Un projet visant à accorder la nationalité italienne aux ressortissants étrangers ayant terminé 10 années d’études divise le gouvernement de coalition à Rome.
Au sein du parti populiste d’extrême droite italien, la Ligue, de nombreux observateurs ont qualifié cette initiative de « coup de foudre estivale », mais l’ambition du parti de centre-droit Forza Italia d’introduire une nouvelle réforme de la citoyenneté basée sur les années d’études passées en Italie semble prendre de l’ampleur.
S’exprimant en marge du forum économique de Cernobbio ce week-end, le vice-Premier ministre et leader de Forza Italia Antonio Tajani a déclaré une fois de plus qu' »un débat approfondi sur la question est nécessaire, mais nous ne reculerons pas ».
La question de l’octroi de la nationalité aux enfants nés de parents immigrés est depuis longtemps au cœur de la politique italienne. Tajani a appelé à une révision de la loi actuelle, qui date de 1992, ce qui complique le processus.
Selon les règles actuelles, les personnes qui ne sont pas nées de parents italiens doivent avoir résidé dans le pays pendant 10 ans sans interruption avant de pouvoir demander la nationalité italienne. En guise d’alternative, Tajani a proposé que l’Italie adopte le principe dit du « ius scholae », en vertu duquel les ressortissants étrangers obtiendraient la nationalité italienne s’ils accomplissent 10 ans de scolarité obligatoire en Italie.
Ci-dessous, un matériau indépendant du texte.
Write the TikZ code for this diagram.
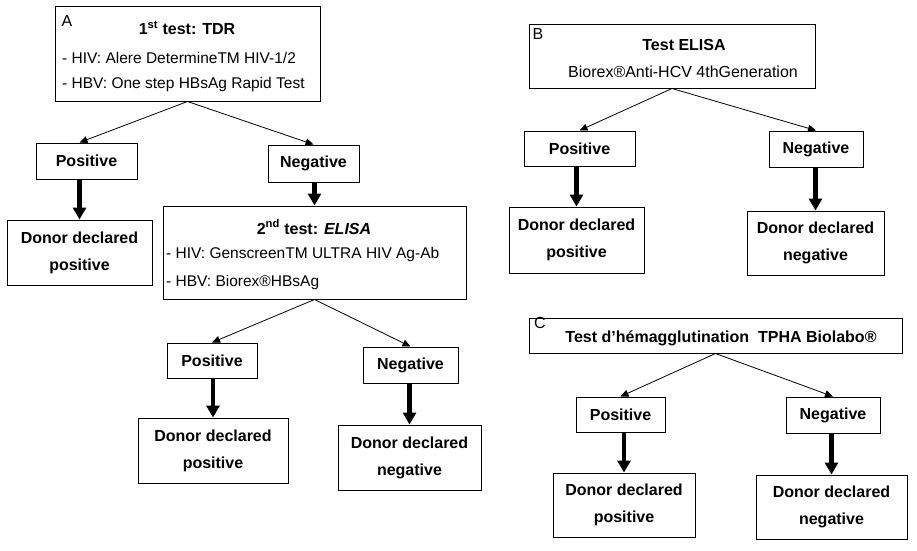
\documentclass[tikz,border=0pt]{standalone}
\usepackage{fontspec}
\setmainfont{Liberation Sans}
\usetikzlibrary{arrows.meta}
\tikzset{
    box/.style={ % rahmen
        draw,
        line width=1pt,
        inner sep=0pt,
        align=center
    },
    ergebnis/.style={box, font=\fontsize{16}{19}\selectfont\bfseries},
    spender/.style={box, font=\fontsize{16}{27}\selectfont\bfseries},
    titel/.style={inner sep=0pt, font=\fontsize{16}{19}\selectfont\bfseries},
    zeile/.style={anchor=west, inner sep=0pt, font=\fontsize{15.5}{18}\selectfont},
    buchst/.style={inner sep=0pt, font=\fontsize{16}{19}\selectfont},
    pfeil/.style={ % duenne pfeile
        draw,
        line width=0.8pt,
        -{Triangle[length=8pt,width=7pt]}
    },
    dickpfeil/.style={ % dicke pfeile
        draw,
        line width=4.5pt,
        -{Triangle[length=12pt,width=13pt]}
    }
}

\begin{document}
\begin{tikzpicture}[x=1pt, y=-1pt]
        \useasboundingbox (0,0) rectangle (917,550);
        % teil A
        \node[box, minimum width=265pt, minimum height=95pt] (top1) at (187.5,53.5) {};
        \node[buchst]                        (lA)     at (67,21)    {A};
        \node[titel]                         (t1)     at (187,28)   {1\textsuperscript{st} test: TDR};
        \node[zeile]                         (hiv1)   at (62,58)    {- HIV: Alere DetermineTM HIV-1/2};
        \node[zeile]                         (hbv1)   at (62,84)    {- HBV: One step HBsAg Rapid Test};
        \node[ergebnis, minimum width=101pt, minimum height=36pt] (pos1) at (86.5,161)   {Positive};
        \node[ergebnis, minimum width=91pt,  minimum height=37pt] (neg1) at (313.5,163.5) {Negative};
        \node[spender,  minimum width=145pt, minimum height=65pt] (don1) at (79.5,252.5) {Donor declared\\positive};
        % zweiter test
        \node[box, minimum width=303pt, minimum height=93pt] (test2) at (314.5,252.5) {};
        \node[titel]                         (t2)     at (314,227)  {2\textsuperscript{nd} test: \textit{ELISA}};
        \node[zeile]                         (hiv2)   at (166,254)  {- HIV: GenscreenTM ULTRA HIV Ag-Ab};
        \node[zeile]                         (hbv2)   at (166,282)  {- HBV: Biorex®HBsAg};
        \node[ergebnis, minimum width=90pt,  minimum height=35pt] (pos2) at (212,360.5)  {Positive};
        \node[ergebnis, minimum width=95pt,  minimum height=36pt] (neg2) at (410.5,365)  {Negative};
        \node[spender,  minimum width=150pt, minimum height=65pt] (don2p) at (213,450.5) {Donor declared\\positive};
        \node[spender,  minimum width=143pt, minimum height=65pt] (don2n) at (409.5,457.5) {Donor declared\\negative};
        % teil B
        \node[box, minimum width=286pt, minimum height=64pt] (topB) at (672,56) {};
        \node[buchst]                        (lB)     at (538,34)   {B};
        \node[titel]                         (tB)     at (684,45)   {Test ELISA};
        \node[buchst]                        (sB)     at (683,72)   {Biorex®Anti-HCV 4thGeneration};
        \node[ergebnis, minimum width=111pt, minimum height=35pt] (posB) at (579.5,148.5) {Positive};
        \node[ergebnis, minimum width=94pt,  minimum height=36pt] (negB) at (816,149)     {Negative};
        \node[spender,  minimum width=135pt, minimum height=66pt] (donBp) at (576.5,240)  {Donor declared\\positive};
        \node[spender,  minimum width=137pt, minimum height=64pt] (donBn) at (815.5,243)  {Donor declared\\negative};
        % teil C
        \node[box, minimum width=373pt, minimum height=35pt] (topC) at (715.5,335.5) {};
        \node[buchst]                        (lC)     at (540,323)  {C};
        \node[titel]                         (tC)     at (721,338)  {Test d’hémagglutination\ \ TPHA Biolabo®};
        \node[ergebnis, minimum width=89pt,  minimum height=35pt] (posC) at (620.5,414.5) {Positive};
        \node[ergebnis, minimum width=94pt,  minimum height=36pt] (negC) at (833,415)     {Negative};
        \node[spender,  minimum width=142pt, minimum height=64pt] (donCp) at (624,505)    {Donor declared\\positive};
        \node[spender,  minimum width=151pt, minimum height=64pt] (donCn) at (831.5,507)  {Donor declared\\negative};

        \draw
                % teil A
                (top1.south)            edge[pfeil]     (pos1.north -| don1.north)
                (top1.south)            edge[pfeil]     (neg1.north)
                (pos1.south -| don1)    edge[dickpfeil] (don1.north)
                (neg1.south -| test2)   edge[dickpfeil] (test2.north)
                (test2.south)           edge[pfeil]     (pos2.north)
                (test2.south)           edge[pfeil]     (neg2.north)
                (pos2.south -| don2p)   edge[dickpfeil] (don2p.north)
                (neg2.south -| don2n)   edge[dickpfeil] (don2n.north)
                % teil B
                (topB.south)            edge[pfeil]     (posB.north)
                (topB.south)            edge[pfeil]     (negB.north)
                (posB.south -| donBp)   edge[dickpfeil] (donBp.north)
                (negB.south -| donBn)   edge[dickpfeil] (donBn.north)
                % teil C
                (topC.south)            edge[pfeil]     (posC.north)
                (topC.south)            edge[pfeil]     (negC.north)
                (posC.south -| donCp)   edge[dickpfeil] (donCp.north)
                (negC.south -| donCn)   edge[dickpfeil] (donCn.north)
        ;
\end{tikzpicture}
\end{document}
Ce changement affecterait un grand nombre de résidents italiens. Selon le ministère italien de l’Education, environ 65% du million d’étudiants étrangers qui reprendront le chemin de l’école en septembre prochain sont nés en Italie.
« Être italien est une chose dont on peut être fier »
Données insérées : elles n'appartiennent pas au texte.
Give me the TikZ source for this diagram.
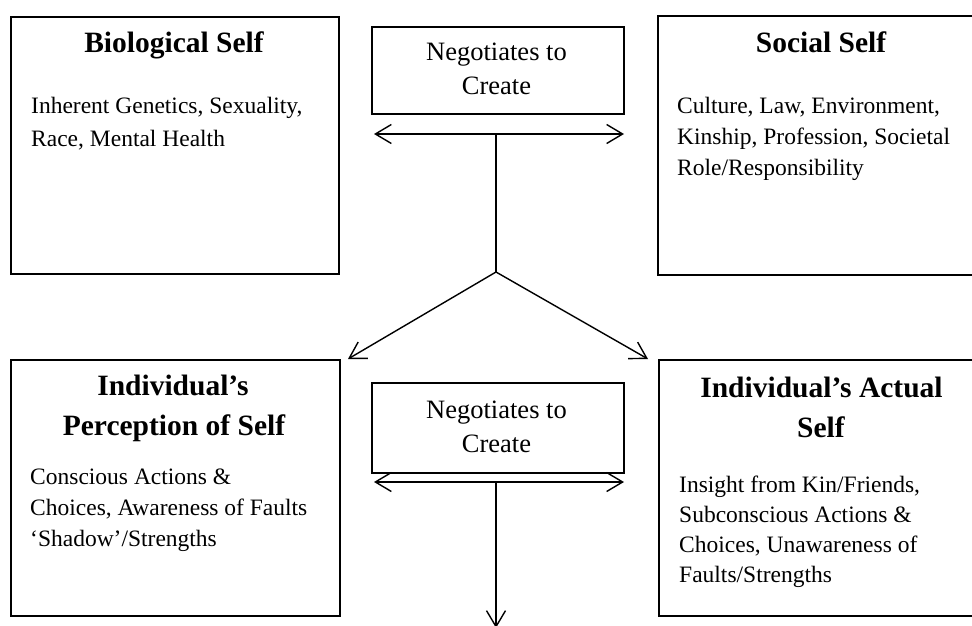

L’un des plus éminents défenseurs de la réforme est Amin Nour, fondateur du groupe anti-discrimination « Neri Italiani » (Italiens noirs), l’une des organisations qui milite activement pour les droits des ressortissants étrangers. Son histoire reflète celle de beaucoup d’autres qui ont vécu en Italie pendant de nombreuses années sans obtenir la nationalité.
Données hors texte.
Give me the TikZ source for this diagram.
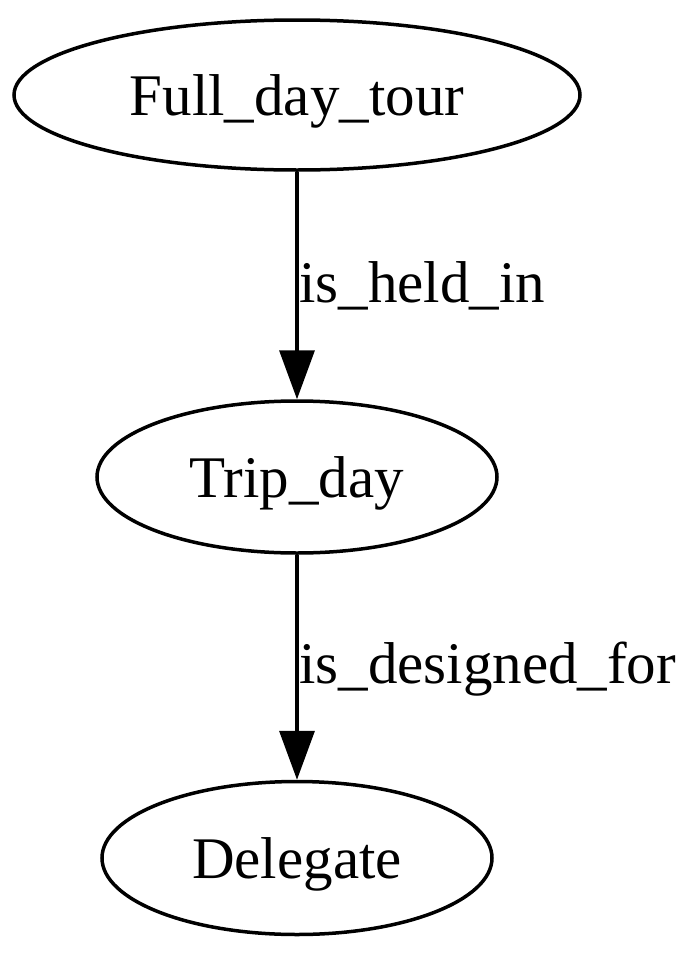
\documentclass[tikz,border=0pt]{standalone}
\usepackage{fontspec}
\setmainfont{Liberation Serif}
\usetikzlibrary{shapes.geometric,arrows.meta}
\tikzset{
  gnode/.style={draw, line width=3.5pt, ellipse, inner sep=0pt, text height=40pt, text depth=0pt,
    font=\fontsize{59}{70}\selectfont},
  gedge/.style={draw, line width=3.5pt, -{Triangle[length=49pt,width=35pt]}},
  glabel/.style={inner sep=0pt, anchor=base west, font=\fontsize{59}{70}\selectfont}
}
\begin{document}
\begin{tikzpicture}[x=1pt,y=-1pt]
\useasboundingbox (0,0) rectangle (700,953);
\node[gnode, minimum width=566pt, minimum height=150pt] (a) at (297,95) {Full\_day\_tour};
\node[gnode, minimum width=400pt, minimum height=152pt] (b) at (297,477) {Trip\_day};
\node[gnode, minimum width=390pt, minimum height=153pt] (c) at (297,858) {Delegate};
\draw[gedge] (a) -- (b);
\draw[gedge] (b) -- (c);
\node[glabel] (l1) at (299,302) {is\_held\_in};
\node[glabel] (l2) at (299,683) {is\_designed\_for};
\end{tikzpicture}
\end{document}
Nour est né en Somalie et a quitté le pays à l’âge de 4 ans lorsque sa famille a fui la guerre civile somalienne. Il a terminé sa scolarité obligatoire en Italie et a aujourd’hui 37 ans, mais n’a pas obtenu la nationalité. Il peut vivre dans le pays grâce à un permis spécial renouvelable normalement accordé aux personnes ayant fui la guerre.
« J’ai toujours travaillé légalement, j’ai payé mes impôts », a-t-il déclaré à L’Observatoire de l’Europe. « Je me sens comme un étranger dans mon pays d’origine. Seule la couleur de ma peau est restée de l’Afrique car je ne suis jamais retourné en Somalie. C’est comme si on m’amputait un membre : on est limité dans tout ce qu’on fait. »
« Être italien est une fierté. J’ai pratiqué le karaté pendant de nombreuses années et j’étais très bon, mais je ne pouvais pas participer aux compétitions internationales comme mes camarades sportifs. »
Nour estime que la citoyenneté devrait être accordée sur la base de l’éducation plutôt que sur le facteur arbitraire de la naissance.
« Le principe de l’éducation est différent. Il reflète l’investissement de l’État dans l’individu, qui est au cœur de tout. Il ne faut pas le considérer comme une question politique de droite ou de gauche, mais comme une question de bon sens qu’il faut aborder. »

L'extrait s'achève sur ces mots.